The artist George Klauba grew up in Chicago in the 1940s. He recalls being at the family home in Marquette Park with his parents and grandparents, listening to them for news of the war.
“And I remember riding the streetcar with my mother and seeing people with tattoos that read Death Before Dishonor and Remember Pearl Harbor,” he told us. The vets came back “with arms tattooed and memories etched upon their faces.” The returning soldiers let the neighborhood kids play with souvenirs of the war, some of them stained with blood.

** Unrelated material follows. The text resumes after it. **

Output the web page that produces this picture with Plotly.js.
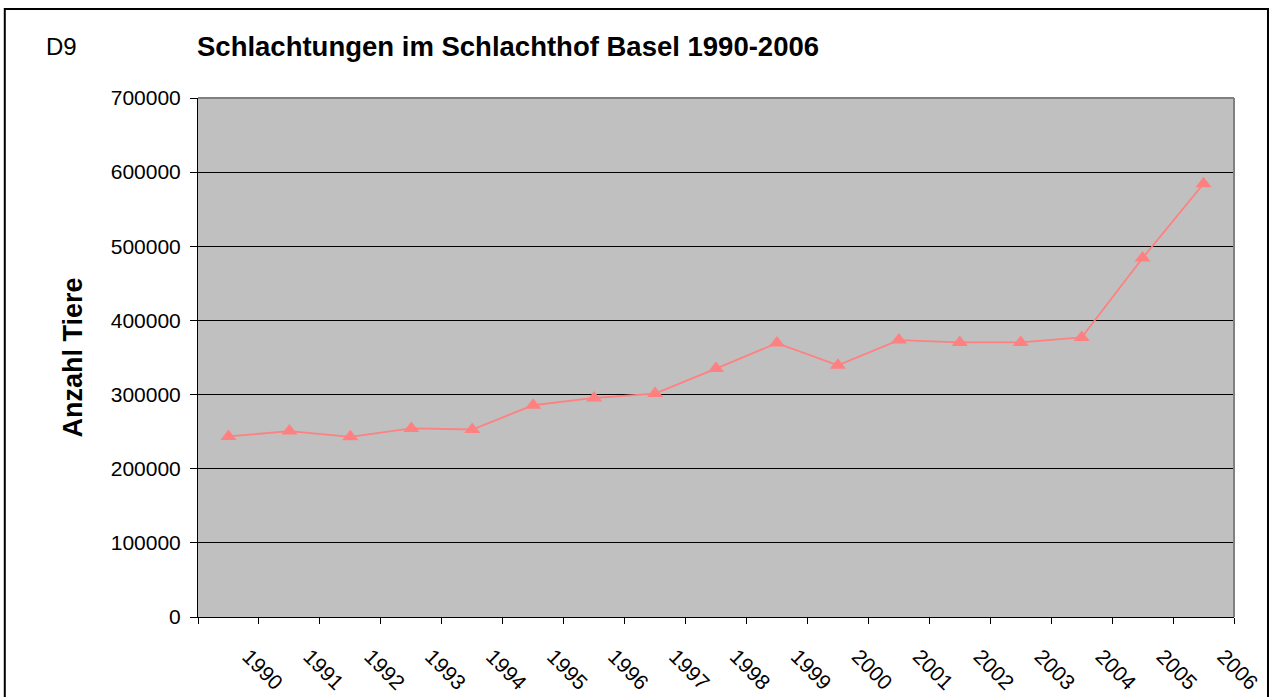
<!DOCTYPE html>
<html>
<head>
<meta charset="utf-8">
<script src="https://cdn.plot.ly/plotly-3.0.1.min.js"></script>
<style>
html,body{margin:0;padding:0;background:#fff;}
#chart{width:1269px;height:697px;}
</style>
</head>
<body>
<div id="chart"></div>
<script>
const years = ["1990","1991","1992","1993","1994","1995","1996","1997","1998","1999","2000","2001","2002","2003","2004","2005","2006"];
const animals = [243500, 250700, 243000, 254300, 252900, 285600, 295400, 301300, 335000, 369400, 339400, 373500, 370300, 370300, 377000, 484100, 584400];
const yTicks = [0, 100000, 200000, 300000, 400000, 500000, 600000, 700000];
const chartLabel = "D9";
const chartTitle = "Schlachtungen im Schlachthof Basel 1990-2006";
const yTitle = "Anzahl Tiere";

const font = "Liberation Sans, Arial, sans-serif";

const trace = {
  x: years,
  y: animals,
  type: "scatter",
  mode: "lines+markers",
  line: {color: "#FF8080", width: 1.8},
  marker: {symbol: "triangle-up", size: 14, color: "#FF8080"},
  hoverinfo: "x+y"
};

const layout = {
  width: 1269,
  height: 697,
  margin: {l: 198, r: 35, t: 98, b: 80},
  paper_bgcolor: "#ffffff",
  plot_bgcolor: "#C0C0C0",
  showlegend: false,
  font: {family: font, size: 21, color: "#000"},
  xaxis: {
    type: "category",
    range: [-0.5, 16.5],
    tickson: "boundaries",
    ticks: "outside",
    ticklen: 6,
    tickcolor: "#000",
    tickangle: 45,
    ticklabelstandoff: 18,
    ticklabelshift: 20,
    showline: true,
    linecolor: "#000",
    linewidth: 1,
    showgrid: false,
    zeroline: false,
    tickfont: {family: font, size: 21, color: "#000"}
  },
  yaxis: {
    range: [0, 700000],
    tickvals: yTicks,
    ticktext: yTicks.map(String),
    ticks: "outside",
    ticklen: 7,
    tickcolor: "#000",
    ticklabelstandoff: 5,
    showline: true,
    linecolor: "#000",
    linewidth: 1,
    showgrid: true,
    gridcolor: "#000",
    gridwidth: 1,
    zeroline: false,
    tickfont: {family: font, size: 21, color: "#000"},
    title: {text: yTitle, font: {family: font, size: 27, color: "#000", weight: "bold"}, standoff: 20}
  },
  shapes: [
    {type: "line", xref: "paper", yref: "paper", x0: 1, x1: 1, y0: 0, y1: 1, line: {color: "#808080", width: 2}},
    {type: "line", xref: "paper", yref: "paper", x0: 0, x1: 1, y0: 1, y1: 1, line: {color: "#808080", width: 2}},
    {type: "rect", xref: "paper", yref: "paper",
     x0: -0.1865, x1: 1.0328, y0: -0.2, y1: 1.1715,
     line: {color: "#000", width: 2}, layer: "above"}
  ],
  annotations: [
    {text: chartLabel, xref: "paper", yref: "paper", x: -0.1485, y: 1.099, xanchor: "left", yanchor: "middle",
     showarrow: false, font: {family: font, size: 24, color: "#000"}},
    {text: "<b>" + chartTitle + "</b>", xref: "paper", yref: "paper", x: -0.0029, y: 1.099, xanchor: "left", yanchor: "middle",
     showarrow: false, font: {family: font, size: 27.5, color: "#000"}}
  ]
};

Plotly.newPlot("chart", [trace], layout, {displayModeBar: false, staticPlot: true});
</script>
</body>
</html>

A favorite uncle in the Naval Reserve survived when his destroyer was attacked by kamikazes and sunk in the Philippine Sea in 1944. The service members in his family inspired Klauba to join the Navy in the ‘50s. By the ‘70s he worked in graphic design for the Chicago Sun-Times and apprenticed as a tattoo artist on Belmont Avenue. He turned to fine art in 1980.
Klauba recently painted a series of 18 paintings that reflect on emotion and honor. They were made with enormous empathy toward the fighting men of both sides and their loved ones back home.
In his pictures, battles play out against celestial bodies and the ocean’s depths. Each acrylic painting vividly tells a narrative from different viewpoints. Tattoo art, flags, and maps embellish his haunting visions of the Pacific War.
This former sailor is serious about the sea. He was married in 2006 at the historic Seamen’s Bethel in New Bedford, Mass., a chapel immortalized in "Moby Dick." Several years ago, Klauba painted an unforgettable series of images based on Herman Melville’s book.
George Klauba is represented by Chicago’s Ann Nathan Gallery. He’s just published a small, significant book, "Nerves on Fire," that includes reproductions of his 18 South Pacific paintings. It’s worth a close look by history buffs and art enthusiasts alike.